Another key finding: What separates digital leaders from the rest is a clear digital strategy combined with a culture and leadership poised to drive the transformation. The history of technological advance in business is littered with examples of companies focusing on technologies without investing in organizational capabilities that ensure their impact. In many companies, the failed implementation of enterprise resource planning and previous generations of knowledge management systems are classic examples of expectations falling short because organizations didn’t change mindsets and processes or build cultures that fostered change. Our report last year on social business found similar shortcomings standing in the way of technology reaching its potential.
Our findings this year are based on an assessment of digital business maturity and how maturing organizations differ from others. To assess maturity, we asked respondents to “imagine an ideal organization transformed by digital technologies and capabilities that improve processes, engage talent across the organization and drive new value-generating business models.” (See “About the Research.”) We then asked them to rate their company against that ideal on a scale of 1 to 10. Three groups emerged: “early” (26%), “developing” (45%) and “maturing” (29%).
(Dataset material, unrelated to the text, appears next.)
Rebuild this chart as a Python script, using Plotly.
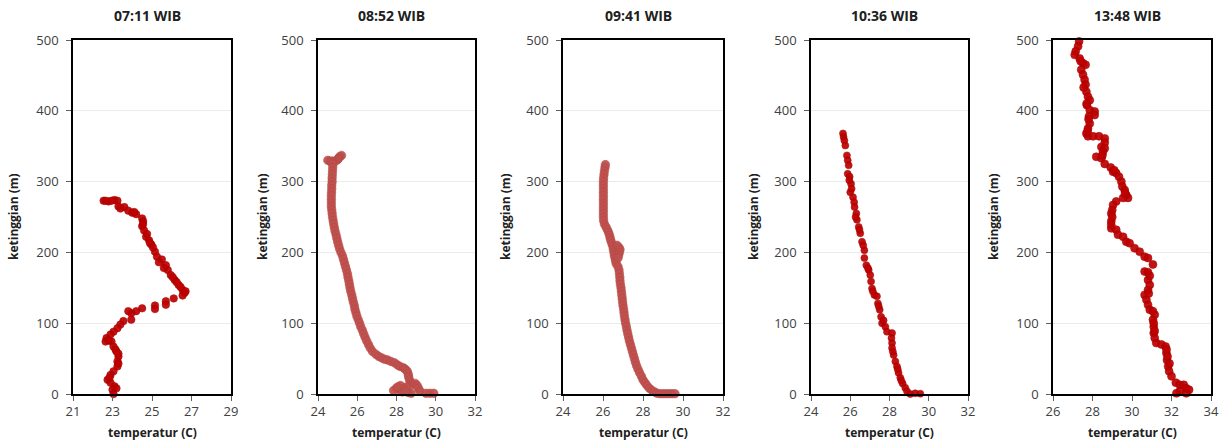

To assess companies’ digital maturity, we asked respondents to rate their company against an ideal organization — one transformed by digital technologies and capabilities — on a scale of 1 to 10. Three groups emerged: “early” (1–3), “developing” (4–6) and “maturing” (7–10).
Although we found some differences in technology use between different levels of maturity, we found that as organizations mature, they develop the four technologies (social, mobile, analytics and cloud) in near equal measure. The greatest differences between levels of maturity lie in the business aspects of the organization. Digitally maturing companies, for example, are more than five times more likely to have a clear digital strategy than are companies in early stages. Digitally maturing organizations are also much more likely to have collaborative cultures that encourage risk taking.
Several obstacles stand in the way of digital maturity; lack of strategy and competing priorities lead the list of speed bumps. Lack of a digital strategy is the biggest barrier to digital maturity for companies in the early stages, according to more than 50% of respondents from early-stage organizations. As companies move up the maturity curve, competing priorities and concerns over digital security become the primary obstacles.
While a lack of strategy hinders early and developing companies, security issues become a greater concern for maturing digital companies.
Across the board, respondents agree that the digital age is upon us: Fully 76% of respondents say that digital technologies are important to their organizations today, and 92% say they will be important three years from now. In this year’s report, which is based on a survey of more than 4,800 executives and managers as well as interviews with business and thought leaders, we look specifically at the emerging contours of digital business and how companies are moving forward with their digital transformations.